As a chronicler and illustrator of the vagaries of Mode, Punch continues to pay far more attention to the costume of women than of men. But here also one notes a change—a tendency which warrants the labelling of this period as the Age of Approximation, in which in regard both to material and design women were more and more inclined to take a leaf from the fashion books of their brothers. The increasing addiction of girls to athletic pastimes was no doubt largely responsible for a change which could not be better exemplified than in Du Maurier's picture in 1877 of an old gentleman who mistakes the Dean's three daughters for young men and is gravely corrected by the verger. The mistake was venial, for the young amazons in their ulsters and hard hats presented a decidedly masculine appearance. In a word, they were "tailor-made"—a word of vast and epoch-making significance.
The Divided Skirt
References to this approximation recur throughout the 'eighties. In 1880 Sambourne, taking for his text an article in the Journal des Modes, gives us a design of evening dress entitled, "Man or Woman—a Toss Up," and in the same year Du Maurier, in a picture of the "Ne Plus Ulster," represents a customer expostulating with the shop-woman, "But it makes one look so like a man," only to be told, "That's just the beauty of it, Miss." Within limits Punch applauded the change. When short dresses for dances were said to be coming in, in the same year, he dilates in verse on the salutary innovation. To the year 1881 belongs the foundation of the "Rational Dress Society." "Bloomerism," as I pointed out in an earlier volume, never appealed to Mayfair. But the Rational Dress Society claimed a live Viscountess—Lady Harberton—as its President, and recommended the adoption of a "dual garmenture" or "divided skirt" as its cardinal tenet.
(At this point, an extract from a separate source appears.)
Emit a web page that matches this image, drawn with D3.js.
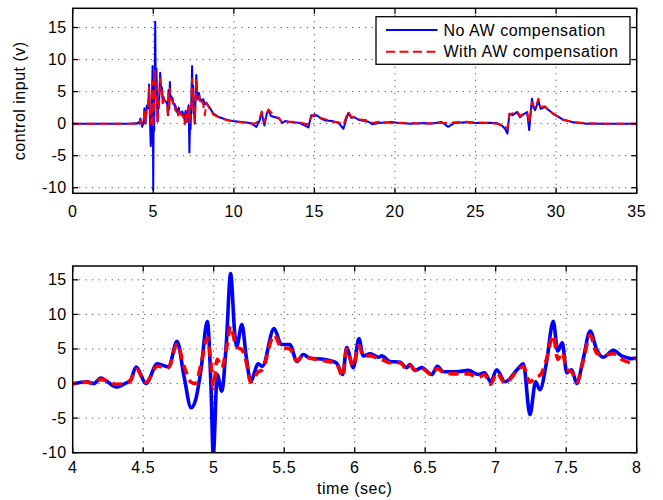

Punch declared that the "divided skirt" was simply the old Bloomer costume slightly disguised, and saw in the movement only a fresh proof of woman's conscious inferiority:—
True that another skirt hides this insanity
Miss Mary Walker in old days began;
Yet it should flatter our masculine vanity,
For this means simply the trousers of Man!
LEVELLING TENDENCY OF MODERN DRESS
Old Gentleman (shocked beyond description) to Verger: "Don't you think those youths had better be told to take their hats off?"